#### [SET PROBLEM]
Collect every line of the records below that contains the word "Write".

--- START THE INPUT ---

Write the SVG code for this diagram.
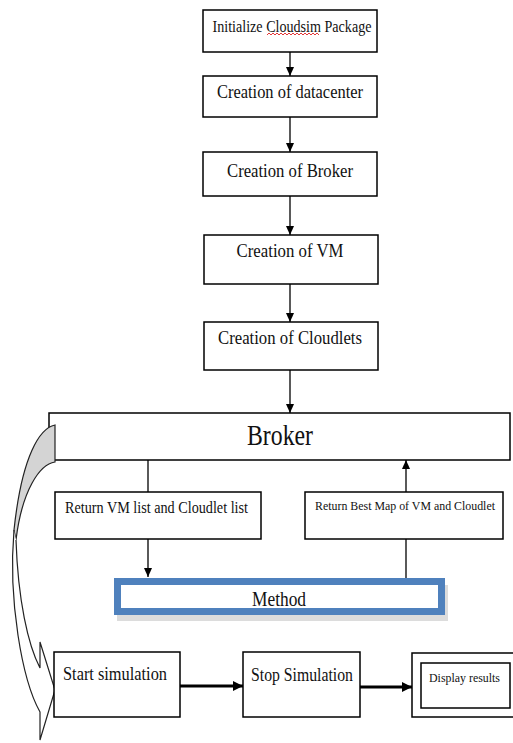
<svg xmlns="http://www.w3.org/2000/svg" width="513" height="743" viewBox="0 0 513 743">
<style>
.box{fill:#fff;stroke:#000;stroke-width:1.5}
.t{font-family:"Liberation Serif","Times New Roman",serif;fill:#111}
.ln{stroke:#000;stroke-width:1.3;fill:none}
.thick{stroke:#000;stroke-width:3;fill:none}
</style>
<defs>
<marker id="ah" markerUnits="userSpaceOnUse" markerWidth="10" markerHeight="10" refX="9" refY="4" orient="auto">
<path d="M0,0 L9,4 L0,8 Z" fill="#000"/>
</marker>
<marker id="ahT" markerUnits="userSpaceOnUse" markerWidth="12" markerHeight="12" refX="10" refY="5" orient="auto">
<path d="M0,0 L10,5 L0,10 Z" fill="#000"/>
</marker>
</defs>
<g id="n-broker">
<rect class="box" x="49" y="413" width="461" height="47"/>
<text class="t" x="280" y="445" font-size="30" text-anchor="middle" textLength="66" lengthAdjust="spacingAndGlyphs">Broker</text>
</g>
<g id="curved-arrow">
<path d="M55,425 C40,428 22,455 14,530 L16,540 C22,490 40,464 55,462 Z" fill="#d4d4d4" stroke="#222" stroke-width="1.2"/>
<path d="M16,540 C18,600 28,645 40,668 L40,642 L55,690 L40,740 L40,712 C22,680 8,600 14,530" fill="#fff" stroke="#222" stroke-width="1.2"/>
</g>
<g id="n-init">
<rect class="box" x="203" y="10" width="174" height="42"/>
<text class="t" x="292" y="32" font-size="16" text-anchor="middle" textLength="159" lengthAdjust="spacingAndGlyphs">Initialize Cloudsim Package</text>
<path d="M267,35 l2,-2 l2,2 l2,-2 l2,2 l2,-2 l2,2 l2,-2 l2,2 l2,-2 l2,2 l2,-2 l2,2 l2,-2 l2,2 l2,-2 l2,2 l2,-2 l2,2 l2,-2 l2,2 l2,-2 l2,2 l2,-2 l2,2 l2,-2 l2,2" fill="none" stroke="#e02020" stroke-width="0.9"/>
</g>
<g id="n-datacenter">
<rect class="box" x="203" y="76" width="174" height="41"/>
<text class="t" x="290" y="98" font-size="19" text-anchor="middle" textLength="146" lengthAdjust="spacingAndGlyphs">Creation of datacenter</text>
</g>
<g id="n-createbroker">
<rect class="box" x="203" y="152" width="174" height="44"/>
<text class="t" x="290" y="177" font-size="19" text-anchor="middle" textLength="126" lengthAdjust="spacingAndGlyphs">Creation of Broker</text>
</g>
<g id="n-vm">
<rect class="box" x="204" y="235" width="174" height="49"/>
<text class="t" x="290" y="257" font-size="19" text-anchor="middle" textLength="107" lengthAdjust="spacingAndGlyphs">Creation of VM</text>
</g>
<g id="n-cloudlets">
<rect class="box" x="204" y="322" width="174" height="48"/>
<text class="t" x="290" y="344" font-size="19" text-anchor="middle" textLength="144" lengthAdjust="spacingAndGlyphs">Creation of Cloudlets</text>
</g>
<g id="n-returnvm">
<rect class="box" x="55" y="492" width="206" height="47"/>
<text class="t" x="65" y="513" font-size="16" textLength="183" lengthAdjust="spacingAndGlyphs">Return VM list and Cloudlet list</text>
</g>
<g id="n-returnbest">
<rect class="box" x="305" y="492" width="198" height="47"/>
<text class="t" x="405" y="510" font-size="13" text-anchor="middle" textLength="180" lengthAdjust="spacingAndGlyphs">Return Best Map of VM and Cloudlet</text>
</g>
<g id="n-method">
<rect x="117" y="585" width="331" height="36" fill="#dcdcdc"/>
<rect x="117.5" y="581.5" width="324" height="30" fill="#fff" stroke="#4f81bd" stroke-width="7"/>
<text class="t" x="279" y="606" font-size="22" text-anchor="middle" textLength="54" lengthAdjust="spacingAndGlyphs">Method</text>
</g>
<g id="n-start">
<rect class="box" x="54" y="652" width="126" height="65"/>
<text class="t" x="63" y="680" font-size="19" textLength="104" lengthAdjust="spacingAndGlyphs">Start simulation</text>
</g>
<g id="n-stop">
<rect class="box" x="243" y="652" width="117" height="65"/>
<text class="t" x="251" y="681" font-size="19" textLength="102" lengthAdjust="spacingAndGlyphs">Stop Simulation</text>
</g>
<g id="n-display">
<rect class="box" x="412" y="653" width="104" height="64"/>
<rect class="box" x="421" y="663" width="89" height="45"/>
<text class="t" x="429" y="682" font-size="13" textLength="71" lengthAdjust="spacingAndGlyphs">Display results</text>
</g>
<g id="connectors">
<line class="ln" x1="290" y1="52" x2="290" y2="76" marker-end="url(#ah)"/>
<line class="ln" x1="290" y1="117" x2="290" y2="152" marker-end="url(#ah)"/>
<line class="ln" x1="290" y1="196" x2="290" y2="235" marker-end="url(#ah)"/>
<line class="ln" x1="290" y1="284" x2="290" y2="322" marker-end="url(#ah)"/>
<line class="ln" x1="290" y1="370" x2="290" y2="413" marker-end="url(#ah)"/>
<line class="ln" x1="148" y1="460" x2="148" y2="492"/>
<line class="ln" x1="148" y1="539" x2="148" y2="577" marker-end="url(#ah)"/>
<line class="ln" x1="406" y1="578" x2="406" y2="539"/>
<line class="ln" x1="406" y1="492" x2="406" y2="460" marker-end="url(#ah)"/>
<line class="thick" x1="180" y1="686" x2="243" y2="686" marker-end="url(#ahT)"/>
<line class="thick" x1="360" y1="687" x2="412" y2="687" marker-end="url(#ahT)"/>
</g>
</svg>
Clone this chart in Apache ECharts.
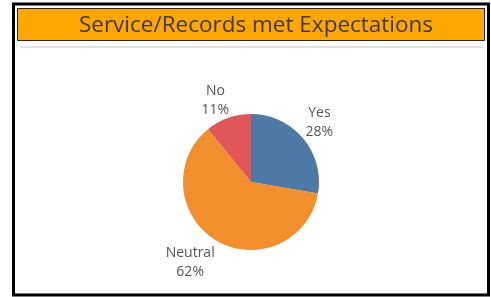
<!DOCTYPE html>
<html>
<head>
<meta charset="utf-8">
<script src="https://cdn.jsdelivr.net/npm/echarts@6/dist/echarts.min.js"></script>
<style>
html, body { margin: 0; padding: 0; background: #fff; }
#main { width: 491px; height: 297px; }
</style>
</head>
<body>
<div id="main"></div>
<script>
var categories = ['Yes', 'Neutral', 'No'];
var shares = [28, 62, 11];
var colors = ['#4e79a7', '#f28e2b', '#e15759'];
// small nudges so labels sit where Tableau put them
var labelOffsets = [[-7, -12], [6, 17], [8, -12]];

var dom = document.getElementById('main');
var myChart = echarts.init(dom);

var pieData = categories.map(function (name, i) {
    return {
        name: name,
        value: shares[i],
        itemStyle: { color: colors[i] },
        label: { offset: labelOffsets[i] }
    };
});

var option = {
    animation: false,
    title: {
        text: 'Service/Records met Expectations',
        left: 251,
        textAlign: 'center',
        top: 9,
        textStyle: {
            fontFamily: 'Open Sans',
            fontWeight: 'normal',
            fontSize: 22.5,
            color: '#3b3b3b'
        }
    },
    graphic: [
        // outer frame
        { type: 'rect', shape: { x: 13.5, y: 4, width: 475, height: 291 },
          style: { fill: 'none', stroke: '#000', lineWidth: 3 }, z: -1 },
        // title band
        { type: 'rect', shape: { x: 17.5, y: 8.5, width: 467, height: 32 },
          style: { fill: '#ffa600', stroke: '#222', lineWidth: 1 }, z: -1 },
        // divider
        { type: 'line', shape: { x1: 20, y1: 47, x2: 483, y2: 47 },
          style: { stroke: '#d9d9d9', lineWidth: 1.5 }, z: -1 }
    ],
    series: [
        {
            name: 'Expectations',
            type: 'pie',
            center: [251, 182],
            radius: 68,
            startAngle: 90,
            clockwise: true,
            data: pieData,
            label: {
                position: 'outside',
                formatter: '{t|{b}}\n{t|{c}%}',
                rich: {
                    t: {
                        align: 'center',
                        fontFamily: 'Open Sans',
                        fontSize: 14,
                        lineHeight: 19,
                        color: '#555'
                    }
                }
            },
            labelLine: { show: false, length: 6, length2: 0 }
        }
    ]
};

if (option && typeof option === "object") {
    myChart.setOption(option, true);
}
</script>
</body>
</html>
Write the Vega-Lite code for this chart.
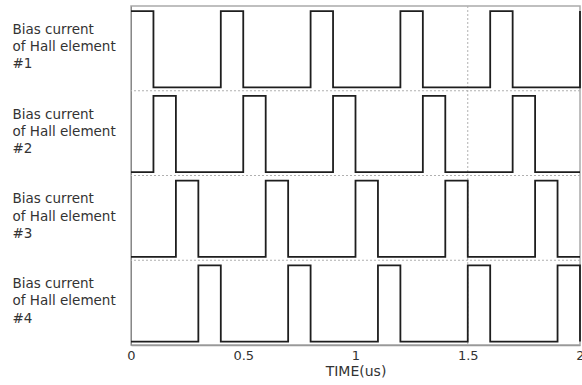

--- END THE INPUT ---

#### [OUTPUT FOR THIS TASK]
Write the SVG code for this diagram.
Write the Vega-Lite code for this chart.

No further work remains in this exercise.